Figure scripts
+++

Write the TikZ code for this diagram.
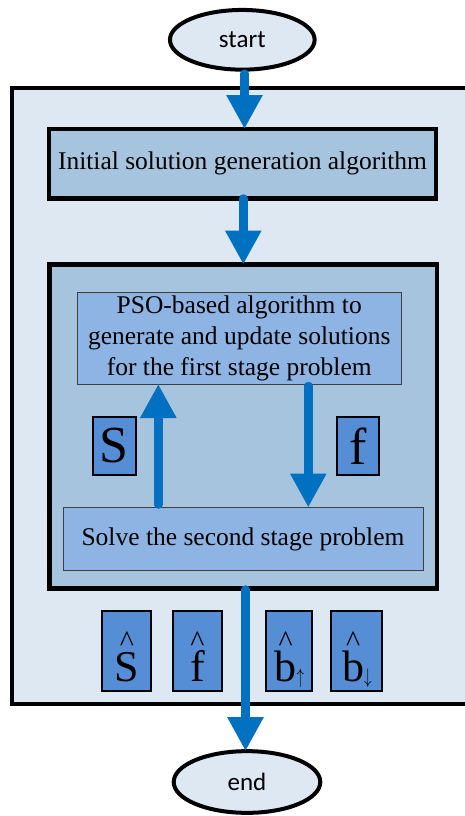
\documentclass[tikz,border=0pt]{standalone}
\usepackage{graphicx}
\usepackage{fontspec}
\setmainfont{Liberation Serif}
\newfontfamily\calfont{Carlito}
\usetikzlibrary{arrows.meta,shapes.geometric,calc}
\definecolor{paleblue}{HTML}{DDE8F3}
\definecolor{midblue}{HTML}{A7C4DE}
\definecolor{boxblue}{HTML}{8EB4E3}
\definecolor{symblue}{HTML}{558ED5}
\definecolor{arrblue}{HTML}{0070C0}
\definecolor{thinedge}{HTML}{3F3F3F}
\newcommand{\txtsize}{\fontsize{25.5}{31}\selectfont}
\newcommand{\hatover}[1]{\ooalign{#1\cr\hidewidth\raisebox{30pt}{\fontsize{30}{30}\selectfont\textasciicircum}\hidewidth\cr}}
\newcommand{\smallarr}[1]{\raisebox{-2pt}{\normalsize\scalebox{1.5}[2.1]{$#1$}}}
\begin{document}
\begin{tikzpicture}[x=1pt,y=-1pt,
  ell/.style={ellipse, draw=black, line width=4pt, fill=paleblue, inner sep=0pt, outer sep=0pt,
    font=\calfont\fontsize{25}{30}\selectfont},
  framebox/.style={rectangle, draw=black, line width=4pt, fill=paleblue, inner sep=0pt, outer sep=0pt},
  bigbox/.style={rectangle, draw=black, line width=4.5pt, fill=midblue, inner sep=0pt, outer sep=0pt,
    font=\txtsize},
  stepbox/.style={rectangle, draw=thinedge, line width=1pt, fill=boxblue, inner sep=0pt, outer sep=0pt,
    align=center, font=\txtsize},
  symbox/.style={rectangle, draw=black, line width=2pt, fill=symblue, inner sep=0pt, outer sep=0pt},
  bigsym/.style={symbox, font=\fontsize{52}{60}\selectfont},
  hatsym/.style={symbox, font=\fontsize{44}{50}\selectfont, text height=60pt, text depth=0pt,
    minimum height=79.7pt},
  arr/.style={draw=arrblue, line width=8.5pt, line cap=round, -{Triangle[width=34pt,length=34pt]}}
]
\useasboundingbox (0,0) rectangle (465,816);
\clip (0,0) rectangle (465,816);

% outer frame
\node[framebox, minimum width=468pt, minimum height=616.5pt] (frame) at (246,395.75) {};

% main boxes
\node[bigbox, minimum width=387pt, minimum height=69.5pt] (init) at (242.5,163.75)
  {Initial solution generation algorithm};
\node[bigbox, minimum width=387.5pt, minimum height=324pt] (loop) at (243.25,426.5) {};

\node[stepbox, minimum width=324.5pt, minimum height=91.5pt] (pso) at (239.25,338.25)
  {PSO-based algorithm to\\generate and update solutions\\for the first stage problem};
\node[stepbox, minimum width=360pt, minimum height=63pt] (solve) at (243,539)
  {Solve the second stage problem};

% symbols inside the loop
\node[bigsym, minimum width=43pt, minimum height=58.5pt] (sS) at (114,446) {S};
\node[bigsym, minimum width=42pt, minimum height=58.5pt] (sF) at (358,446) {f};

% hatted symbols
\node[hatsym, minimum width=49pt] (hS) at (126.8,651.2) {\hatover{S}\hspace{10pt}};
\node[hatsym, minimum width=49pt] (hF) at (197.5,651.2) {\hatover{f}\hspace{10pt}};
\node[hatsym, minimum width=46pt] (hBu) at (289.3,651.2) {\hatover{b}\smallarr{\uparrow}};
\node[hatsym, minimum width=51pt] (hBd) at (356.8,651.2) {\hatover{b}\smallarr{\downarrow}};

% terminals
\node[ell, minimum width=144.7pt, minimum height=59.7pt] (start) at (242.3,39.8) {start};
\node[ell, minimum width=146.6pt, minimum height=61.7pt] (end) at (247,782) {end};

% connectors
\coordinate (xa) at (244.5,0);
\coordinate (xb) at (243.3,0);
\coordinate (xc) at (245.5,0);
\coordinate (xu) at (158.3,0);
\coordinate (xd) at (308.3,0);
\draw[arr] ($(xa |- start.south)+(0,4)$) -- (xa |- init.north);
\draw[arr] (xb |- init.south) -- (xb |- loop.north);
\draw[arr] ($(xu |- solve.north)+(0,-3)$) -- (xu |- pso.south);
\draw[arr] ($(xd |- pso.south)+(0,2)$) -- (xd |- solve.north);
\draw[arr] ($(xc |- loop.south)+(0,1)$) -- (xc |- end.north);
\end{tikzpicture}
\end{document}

+++

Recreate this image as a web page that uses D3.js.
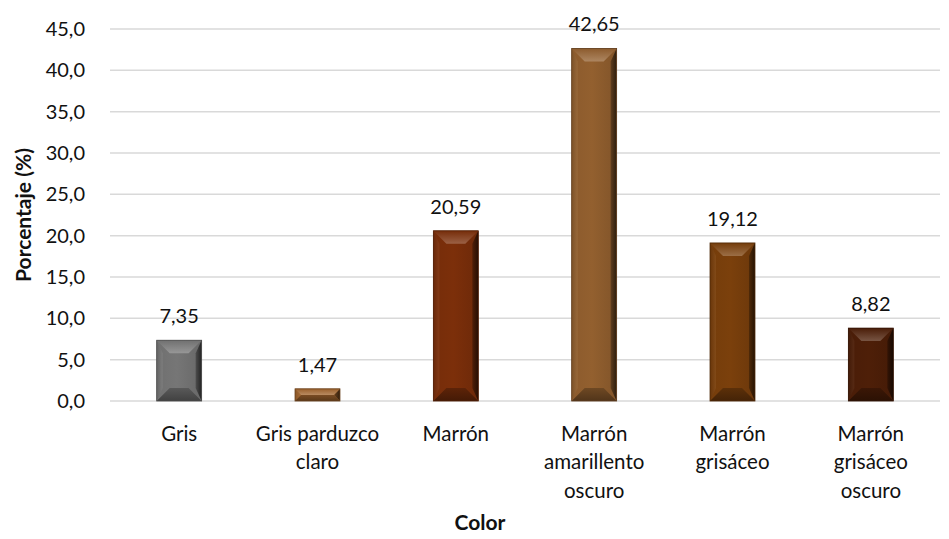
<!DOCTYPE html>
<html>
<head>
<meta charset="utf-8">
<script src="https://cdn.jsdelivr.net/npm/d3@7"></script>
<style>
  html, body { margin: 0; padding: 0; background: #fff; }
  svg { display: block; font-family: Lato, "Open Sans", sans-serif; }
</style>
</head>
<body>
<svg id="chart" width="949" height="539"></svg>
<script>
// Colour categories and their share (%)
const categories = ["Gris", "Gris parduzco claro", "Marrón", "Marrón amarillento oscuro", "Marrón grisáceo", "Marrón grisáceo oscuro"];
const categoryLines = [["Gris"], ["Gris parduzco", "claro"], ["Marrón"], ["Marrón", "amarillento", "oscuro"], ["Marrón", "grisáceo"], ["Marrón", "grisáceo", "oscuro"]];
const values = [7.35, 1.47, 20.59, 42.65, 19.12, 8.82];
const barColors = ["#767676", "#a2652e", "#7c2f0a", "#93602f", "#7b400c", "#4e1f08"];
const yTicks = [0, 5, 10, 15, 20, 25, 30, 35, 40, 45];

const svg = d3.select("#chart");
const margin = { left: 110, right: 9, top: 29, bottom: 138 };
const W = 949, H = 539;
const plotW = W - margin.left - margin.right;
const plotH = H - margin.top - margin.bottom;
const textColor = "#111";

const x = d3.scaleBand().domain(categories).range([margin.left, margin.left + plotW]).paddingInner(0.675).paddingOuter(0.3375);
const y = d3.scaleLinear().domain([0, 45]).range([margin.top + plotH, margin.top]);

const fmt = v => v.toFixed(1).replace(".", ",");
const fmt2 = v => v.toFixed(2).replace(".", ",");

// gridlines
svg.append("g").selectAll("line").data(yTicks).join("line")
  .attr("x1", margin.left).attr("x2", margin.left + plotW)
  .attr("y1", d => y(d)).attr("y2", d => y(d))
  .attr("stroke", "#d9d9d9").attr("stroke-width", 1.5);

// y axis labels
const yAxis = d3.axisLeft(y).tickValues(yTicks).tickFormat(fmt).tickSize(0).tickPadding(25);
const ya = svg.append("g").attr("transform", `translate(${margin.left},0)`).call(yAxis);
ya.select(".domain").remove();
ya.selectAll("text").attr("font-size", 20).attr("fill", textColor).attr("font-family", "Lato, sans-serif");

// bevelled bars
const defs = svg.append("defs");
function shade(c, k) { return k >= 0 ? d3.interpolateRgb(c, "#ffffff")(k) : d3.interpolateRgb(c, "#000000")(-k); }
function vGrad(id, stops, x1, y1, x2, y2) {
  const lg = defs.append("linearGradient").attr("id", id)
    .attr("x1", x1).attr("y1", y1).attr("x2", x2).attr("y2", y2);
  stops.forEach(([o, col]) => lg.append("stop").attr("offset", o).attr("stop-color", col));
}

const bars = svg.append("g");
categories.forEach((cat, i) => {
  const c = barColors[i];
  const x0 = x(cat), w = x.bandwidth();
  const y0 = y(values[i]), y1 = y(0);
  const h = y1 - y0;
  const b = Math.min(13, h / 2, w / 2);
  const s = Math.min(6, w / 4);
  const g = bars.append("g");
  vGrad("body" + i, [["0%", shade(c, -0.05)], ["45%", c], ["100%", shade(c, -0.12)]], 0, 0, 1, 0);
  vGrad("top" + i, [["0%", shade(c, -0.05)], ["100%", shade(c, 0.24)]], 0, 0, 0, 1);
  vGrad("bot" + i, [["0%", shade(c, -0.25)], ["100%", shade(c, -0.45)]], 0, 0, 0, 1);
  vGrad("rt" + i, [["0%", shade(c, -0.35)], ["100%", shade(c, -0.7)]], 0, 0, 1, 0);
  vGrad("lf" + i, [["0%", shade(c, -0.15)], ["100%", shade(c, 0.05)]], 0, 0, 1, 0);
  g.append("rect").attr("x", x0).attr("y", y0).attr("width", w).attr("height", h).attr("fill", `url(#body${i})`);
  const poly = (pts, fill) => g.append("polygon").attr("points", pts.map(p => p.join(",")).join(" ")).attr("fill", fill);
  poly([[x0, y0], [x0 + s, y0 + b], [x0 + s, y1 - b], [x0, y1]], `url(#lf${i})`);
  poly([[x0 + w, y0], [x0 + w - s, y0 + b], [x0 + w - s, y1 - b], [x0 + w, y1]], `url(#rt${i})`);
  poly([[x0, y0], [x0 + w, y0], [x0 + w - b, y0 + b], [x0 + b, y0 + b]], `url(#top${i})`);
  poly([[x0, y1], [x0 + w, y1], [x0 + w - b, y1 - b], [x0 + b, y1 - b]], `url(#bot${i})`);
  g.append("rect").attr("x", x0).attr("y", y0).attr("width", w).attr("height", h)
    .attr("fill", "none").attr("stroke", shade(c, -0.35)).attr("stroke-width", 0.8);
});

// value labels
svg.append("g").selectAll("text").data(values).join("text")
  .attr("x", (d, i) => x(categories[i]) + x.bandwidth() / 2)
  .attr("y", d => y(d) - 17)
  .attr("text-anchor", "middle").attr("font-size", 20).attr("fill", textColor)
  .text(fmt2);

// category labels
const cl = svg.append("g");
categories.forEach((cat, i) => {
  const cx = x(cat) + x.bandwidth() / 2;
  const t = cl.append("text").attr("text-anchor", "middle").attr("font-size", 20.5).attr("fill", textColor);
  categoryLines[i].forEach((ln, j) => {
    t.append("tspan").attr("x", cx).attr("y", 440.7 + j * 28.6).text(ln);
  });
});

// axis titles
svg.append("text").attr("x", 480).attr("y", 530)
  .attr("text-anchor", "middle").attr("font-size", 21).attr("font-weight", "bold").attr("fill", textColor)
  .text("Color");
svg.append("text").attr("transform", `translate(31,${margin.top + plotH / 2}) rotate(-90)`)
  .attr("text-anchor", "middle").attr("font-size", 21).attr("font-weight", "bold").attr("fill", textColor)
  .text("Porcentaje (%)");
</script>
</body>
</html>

+++

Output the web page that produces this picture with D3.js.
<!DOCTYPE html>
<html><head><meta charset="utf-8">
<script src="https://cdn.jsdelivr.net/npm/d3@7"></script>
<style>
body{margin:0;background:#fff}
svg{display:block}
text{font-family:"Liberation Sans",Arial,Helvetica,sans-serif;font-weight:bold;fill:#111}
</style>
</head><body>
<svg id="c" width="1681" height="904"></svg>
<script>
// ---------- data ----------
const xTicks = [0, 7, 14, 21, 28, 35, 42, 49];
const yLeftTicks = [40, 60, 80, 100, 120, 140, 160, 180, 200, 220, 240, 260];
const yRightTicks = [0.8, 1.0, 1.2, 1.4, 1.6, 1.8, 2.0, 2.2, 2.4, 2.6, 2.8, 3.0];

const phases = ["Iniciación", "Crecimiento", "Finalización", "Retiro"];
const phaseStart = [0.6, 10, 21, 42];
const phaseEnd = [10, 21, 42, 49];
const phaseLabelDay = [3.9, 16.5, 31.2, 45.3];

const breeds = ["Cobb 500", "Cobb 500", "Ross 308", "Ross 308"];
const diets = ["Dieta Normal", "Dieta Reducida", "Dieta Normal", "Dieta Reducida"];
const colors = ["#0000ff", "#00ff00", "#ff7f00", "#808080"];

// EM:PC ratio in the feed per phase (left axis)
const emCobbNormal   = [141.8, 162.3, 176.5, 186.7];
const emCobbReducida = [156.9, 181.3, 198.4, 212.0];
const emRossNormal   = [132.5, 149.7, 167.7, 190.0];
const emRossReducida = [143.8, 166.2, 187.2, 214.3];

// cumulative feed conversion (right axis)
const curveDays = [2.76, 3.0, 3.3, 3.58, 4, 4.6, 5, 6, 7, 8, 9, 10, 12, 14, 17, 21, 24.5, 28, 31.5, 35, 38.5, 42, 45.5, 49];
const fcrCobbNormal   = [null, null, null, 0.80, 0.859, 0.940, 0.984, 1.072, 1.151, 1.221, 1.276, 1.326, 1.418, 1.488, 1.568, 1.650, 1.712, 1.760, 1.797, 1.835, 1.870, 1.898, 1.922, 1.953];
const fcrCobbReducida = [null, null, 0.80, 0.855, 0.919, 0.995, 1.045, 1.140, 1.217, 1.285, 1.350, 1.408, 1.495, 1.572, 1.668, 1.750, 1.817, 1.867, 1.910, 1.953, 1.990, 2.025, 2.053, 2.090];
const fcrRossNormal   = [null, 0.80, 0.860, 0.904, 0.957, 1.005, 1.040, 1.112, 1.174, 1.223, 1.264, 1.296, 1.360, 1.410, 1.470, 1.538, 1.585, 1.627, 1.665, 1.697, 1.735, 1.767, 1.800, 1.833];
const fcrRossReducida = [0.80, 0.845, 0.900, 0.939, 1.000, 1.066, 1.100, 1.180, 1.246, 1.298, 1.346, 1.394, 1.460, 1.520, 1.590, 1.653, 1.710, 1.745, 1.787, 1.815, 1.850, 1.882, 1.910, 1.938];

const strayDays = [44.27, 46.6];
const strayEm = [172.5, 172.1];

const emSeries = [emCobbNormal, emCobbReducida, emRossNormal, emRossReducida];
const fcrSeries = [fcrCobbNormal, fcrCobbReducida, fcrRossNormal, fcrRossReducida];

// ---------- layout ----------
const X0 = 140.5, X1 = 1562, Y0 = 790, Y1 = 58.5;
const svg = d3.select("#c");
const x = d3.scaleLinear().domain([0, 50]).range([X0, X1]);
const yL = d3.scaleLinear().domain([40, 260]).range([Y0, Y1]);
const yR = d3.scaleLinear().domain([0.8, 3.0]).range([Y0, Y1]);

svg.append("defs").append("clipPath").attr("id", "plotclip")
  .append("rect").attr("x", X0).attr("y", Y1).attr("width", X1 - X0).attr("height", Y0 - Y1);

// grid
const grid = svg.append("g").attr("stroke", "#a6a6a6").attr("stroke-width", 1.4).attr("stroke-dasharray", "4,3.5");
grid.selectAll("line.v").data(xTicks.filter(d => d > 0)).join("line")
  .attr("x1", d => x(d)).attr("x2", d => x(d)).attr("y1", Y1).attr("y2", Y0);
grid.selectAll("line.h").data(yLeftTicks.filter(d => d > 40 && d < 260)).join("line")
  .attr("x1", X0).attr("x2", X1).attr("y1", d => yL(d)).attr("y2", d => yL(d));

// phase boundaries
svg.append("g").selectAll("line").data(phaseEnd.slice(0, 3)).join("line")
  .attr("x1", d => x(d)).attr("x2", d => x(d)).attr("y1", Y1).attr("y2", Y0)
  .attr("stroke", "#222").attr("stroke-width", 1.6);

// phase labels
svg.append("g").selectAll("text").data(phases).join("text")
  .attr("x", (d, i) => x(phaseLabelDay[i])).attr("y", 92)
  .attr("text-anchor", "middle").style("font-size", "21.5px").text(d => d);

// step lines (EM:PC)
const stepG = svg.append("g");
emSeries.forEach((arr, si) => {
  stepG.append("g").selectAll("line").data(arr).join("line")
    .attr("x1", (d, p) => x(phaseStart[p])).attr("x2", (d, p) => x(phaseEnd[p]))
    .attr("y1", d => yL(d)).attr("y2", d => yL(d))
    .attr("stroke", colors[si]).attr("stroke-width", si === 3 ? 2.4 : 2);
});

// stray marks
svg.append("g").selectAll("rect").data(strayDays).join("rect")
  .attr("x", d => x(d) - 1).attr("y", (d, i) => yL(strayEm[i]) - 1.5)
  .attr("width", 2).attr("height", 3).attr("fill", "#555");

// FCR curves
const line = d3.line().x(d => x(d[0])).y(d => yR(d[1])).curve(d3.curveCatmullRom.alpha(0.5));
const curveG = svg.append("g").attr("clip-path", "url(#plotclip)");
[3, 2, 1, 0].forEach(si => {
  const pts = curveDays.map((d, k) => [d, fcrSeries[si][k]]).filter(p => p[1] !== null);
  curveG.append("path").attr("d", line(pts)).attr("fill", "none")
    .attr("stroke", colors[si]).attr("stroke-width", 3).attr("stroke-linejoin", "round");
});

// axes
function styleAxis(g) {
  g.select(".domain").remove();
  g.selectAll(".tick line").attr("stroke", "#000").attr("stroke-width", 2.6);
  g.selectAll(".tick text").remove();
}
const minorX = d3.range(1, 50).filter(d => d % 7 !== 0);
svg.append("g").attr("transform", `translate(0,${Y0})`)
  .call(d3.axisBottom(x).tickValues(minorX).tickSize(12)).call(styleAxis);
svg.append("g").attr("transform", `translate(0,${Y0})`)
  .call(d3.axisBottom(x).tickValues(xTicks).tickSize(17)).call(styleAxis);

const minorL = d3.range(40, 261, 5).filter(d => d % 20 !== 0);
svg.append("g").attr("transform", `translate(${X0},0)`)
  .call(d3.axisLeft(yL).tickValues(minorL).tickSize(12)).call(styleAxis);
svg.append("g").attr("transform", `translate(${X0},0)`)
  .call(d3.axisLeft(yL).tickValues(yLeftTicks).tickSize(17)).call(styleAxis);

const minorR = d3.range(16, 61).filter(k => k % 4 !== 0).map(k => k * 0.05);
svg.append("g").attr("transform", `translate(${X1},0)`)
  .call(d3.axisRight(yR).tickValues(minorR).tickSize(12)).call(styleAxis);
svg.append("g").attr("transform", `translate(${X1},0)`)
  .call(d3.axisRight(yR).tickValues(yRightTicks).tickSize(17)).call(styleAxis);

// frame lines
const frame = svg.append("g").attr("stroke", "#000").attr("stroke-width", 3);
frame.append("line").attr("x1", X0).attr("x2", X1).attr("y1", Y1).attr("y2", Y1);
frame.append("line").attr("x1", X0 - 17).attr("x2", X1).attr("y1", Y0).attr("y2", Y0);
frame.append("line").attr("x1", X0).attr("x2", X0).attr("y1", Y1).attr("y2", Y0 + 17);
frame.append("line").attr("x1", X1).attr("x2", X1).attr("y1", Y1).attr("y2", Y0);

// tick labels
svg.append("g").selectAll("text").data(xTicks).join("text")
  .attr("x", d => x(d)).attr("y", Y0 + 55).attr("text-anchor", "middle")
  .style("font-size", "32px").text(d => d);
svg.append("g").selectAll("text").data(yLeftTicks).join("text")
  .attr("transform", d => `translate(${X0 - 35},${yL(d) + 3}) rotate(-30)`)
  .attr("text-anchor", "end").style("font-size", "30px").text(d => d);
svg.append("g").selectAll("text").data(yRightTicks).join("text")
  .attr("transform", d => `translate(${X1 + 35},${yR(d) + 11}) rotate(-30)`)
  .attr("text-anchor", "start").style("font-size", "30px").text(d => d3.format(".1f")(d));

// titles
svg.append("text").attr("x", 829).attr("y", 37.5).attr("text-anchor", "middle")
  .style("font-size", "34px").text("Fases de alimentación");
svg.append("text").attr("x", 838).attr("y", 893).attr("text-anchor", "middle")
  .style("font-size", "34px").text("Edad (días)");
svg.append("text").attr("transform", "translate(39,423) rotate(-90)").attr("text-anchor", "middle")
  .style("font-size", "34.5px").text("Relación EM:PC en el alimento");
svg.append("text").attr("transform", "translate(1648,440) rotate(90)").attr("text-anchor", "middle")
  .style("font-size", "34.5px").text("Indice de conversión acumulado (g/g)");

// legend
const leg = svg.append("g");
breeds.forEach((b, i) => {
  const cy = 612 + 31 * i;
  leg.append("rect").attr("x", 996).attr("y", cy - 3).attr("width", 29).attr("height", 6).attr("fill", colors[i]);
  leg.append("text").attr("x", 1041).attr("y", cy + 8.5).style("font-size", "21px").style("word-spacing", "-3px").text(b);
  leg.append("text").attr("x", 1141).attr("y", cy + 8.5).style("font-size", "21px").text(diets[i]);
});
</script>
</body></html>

+++

WHAT THE EXERCISE ASKS = In the records, locate each line holding the string "that" and copy it.

FINISHED TASK =
Recreate this image as a web page that uses D3.js.
Output the web page that produces this picture with D3.js.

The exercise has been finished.